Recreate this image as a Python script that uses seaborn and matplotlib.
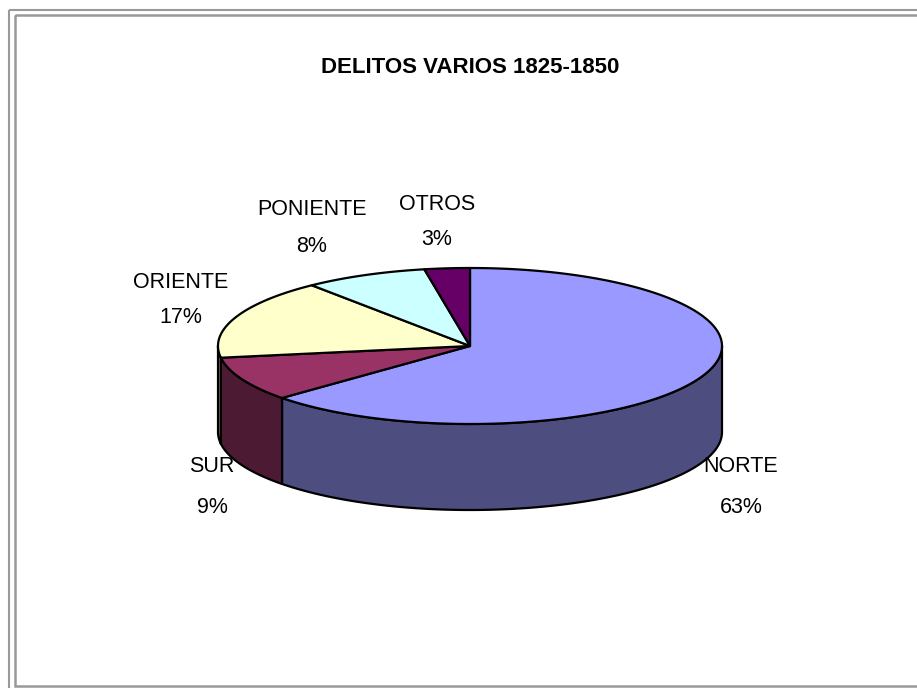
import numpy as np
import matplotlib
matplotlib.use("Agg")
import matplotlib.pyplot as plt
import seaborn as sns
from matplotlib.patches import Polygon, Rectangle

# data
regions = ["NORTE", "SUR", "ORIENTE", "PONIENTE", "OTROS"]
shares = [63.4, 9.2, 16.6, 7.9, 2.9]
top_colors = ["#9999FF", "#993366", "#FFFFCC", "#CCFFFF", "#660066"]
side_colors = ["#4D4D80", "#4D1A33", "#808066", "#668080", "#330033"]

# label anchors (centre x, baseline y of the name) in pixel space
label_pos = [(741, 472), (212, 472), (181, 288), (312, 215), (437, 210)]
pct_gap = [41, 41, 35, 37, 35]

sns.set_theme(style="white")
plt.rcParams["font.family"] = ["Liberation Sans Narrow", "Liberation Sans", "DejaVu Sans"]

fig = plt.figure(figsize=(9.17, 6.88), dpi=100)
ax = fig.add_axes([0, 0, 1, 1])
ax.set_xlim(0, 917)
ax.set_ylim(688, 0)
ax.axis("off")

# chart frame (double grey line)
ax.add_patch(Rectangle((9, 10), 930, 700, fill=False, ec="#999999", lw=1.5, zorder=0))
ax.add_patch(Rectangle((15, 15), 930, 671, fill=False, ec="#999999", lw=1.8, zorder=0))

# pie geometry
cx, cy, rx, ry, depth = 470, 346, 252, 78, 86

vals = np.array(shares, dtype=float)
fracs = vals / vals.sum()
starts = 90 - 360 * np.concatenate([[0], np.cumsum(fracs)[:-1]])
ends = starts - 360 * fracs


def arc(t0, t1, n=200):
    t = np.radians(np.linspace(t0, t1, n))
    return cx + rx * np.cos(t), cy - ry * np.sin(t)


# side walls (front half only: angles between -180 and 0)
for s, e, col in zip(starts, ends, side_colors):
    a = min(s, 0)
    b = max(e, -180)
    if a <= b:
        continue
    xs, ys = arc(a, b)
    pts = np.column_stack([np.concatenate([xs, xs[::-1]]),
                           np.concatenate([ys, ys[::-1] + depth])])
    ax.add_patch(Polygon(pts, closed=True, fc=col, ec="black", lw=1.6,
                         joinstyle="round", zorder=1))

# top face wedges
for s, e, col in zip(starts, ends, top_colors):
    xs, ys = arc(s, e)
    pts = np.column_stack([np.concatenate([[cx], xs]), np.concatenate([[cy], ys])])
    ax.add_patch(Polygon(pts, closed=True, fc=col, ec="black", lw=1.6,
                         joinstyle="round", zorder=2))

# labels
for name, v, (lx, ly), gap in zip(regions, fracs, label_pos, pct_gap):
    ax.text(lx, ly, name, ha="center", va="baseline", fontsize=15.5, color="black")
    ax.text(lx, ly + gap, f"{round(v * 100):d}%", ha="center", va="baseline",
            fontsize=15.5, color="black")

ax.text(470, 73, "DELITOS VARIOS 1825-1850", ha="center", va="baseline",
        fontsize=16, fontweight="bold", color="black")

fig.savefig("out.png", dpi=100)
────────────────────────────────────────
Omit the pictures, then quote the rest of the material above exactly.

Recreate this image as a Python script that uses seaborn and matplotlib.
import numpy as np
import matplotlib
matplotlib.use("Agg")
import matplotlib.pyplot as plt
import seaborn as sns
from matplotlib.patches import Polygon, Rectangle

# data
regions = ["NORTE", "SUR", "ORIENTE", "PONIENTE", "OTROS"]
shares = [63.4, 9.2, 16.6, 7.9, 2.9]
top_colors = ["#9999FF", "#993366", "#FFFFCC", "#CCFFFF", "#660066"]
side_colors = ["#4D4D80", "#4D1A33", "#808066", "#668080", "#330033"]

# label anchors (centre x, baseline y of the name) in pixel space
label_pos = [(741, 472), (212, 472), (181, 288), (312, 215), (437, 210)]
pct_gap = [41, 41, 35, 37, 35]

sns.set_theme(style="white")
plt.rcParams["font.family"] = ["Liberation Sans Narrow", "Liberation Sans", "DejaVu Sans"]

fig = plt.figure(figsize=(9.17, 6.88), dpi=100)
ax = fig.add_axes([0, 0, 1, 1])
ax.set_xlim(0, 917)
ax.set_ylim(688, 0)
ax.axis("off")

# chart frame (double grey line)
ax.add_patch(Rectangle((9, 10), 930, 700, fill=False, ec="#999999", lw=1.5, zorder=0))
ax.add_patch(Rectangle((15, 15), 930, 671, fill=False, ec="#999999", lw=1.8, zorder=0))

# pie geometry
cx, cy, rx, ry, depth = 470, 346, 252, 78, 86

vals = np.array(shares, dtype=float)
fracs = vals / vals.sum()
starts = 90 - 360 * np.concatenate([[0], np.cumsum(fracs)[:-1]])
ends = starts - 360 * fracs


def arc(t0, t1, n=200):
    t = np.radians(np.linspace(t0, t1, n))
    return cx + rx * np.cos(t), cy - ry * np.sin(t)


# side walls (front half only: angles between -180 and 0)
for s, e, col in zip(starts, ends, side_colors):
    a = min(s, 0)
    b = max(e, -180)
    if a <= b:
        continue
    xs, ys = arc(a, b)
    pts = np.column_stack([np.concatenate([xs, xs[::-1]]),
                           np.concatenate([ys, ys[::-1] + depth])])
    ax.add_patch(Polygon(pts, closed=True, fc=col, ec="black", lw=1.6,
                         joinstyle="round", zorder=1))

# top face wedges
for s, e, col in zip(starts, ends, top_colors):
    xs, ys = arc(s, e)
    pts = np.column_stack([np.concatenate([[cx], xs]), np.concatenate([[cy], ys])])
    ax.add_patch(Polygon(pts, closed=True, fc=col, ec="black", lw=1.6,
                         joinstyle="round", zorder=2))

# labels
for name, v, (lx, ly), gap in zip(regions, fracs, label_pos, pct_gap):
    ax.text(lx, ly, name, ha="center", va="baseline", fontsize=15.5, color="black")
    ax.text(lx, ly + gap, f"{round(v * 100):d}%", ha="center", va="baseline",
            fontsize=15.5, color="black")

ax.text(470, 73, "DELITOS VARIOS 1825-1850", ha="center", va="baseline",
        fontsize=16, fontweight="bold", color="black")

fig.savefig("out.png", dpi=100)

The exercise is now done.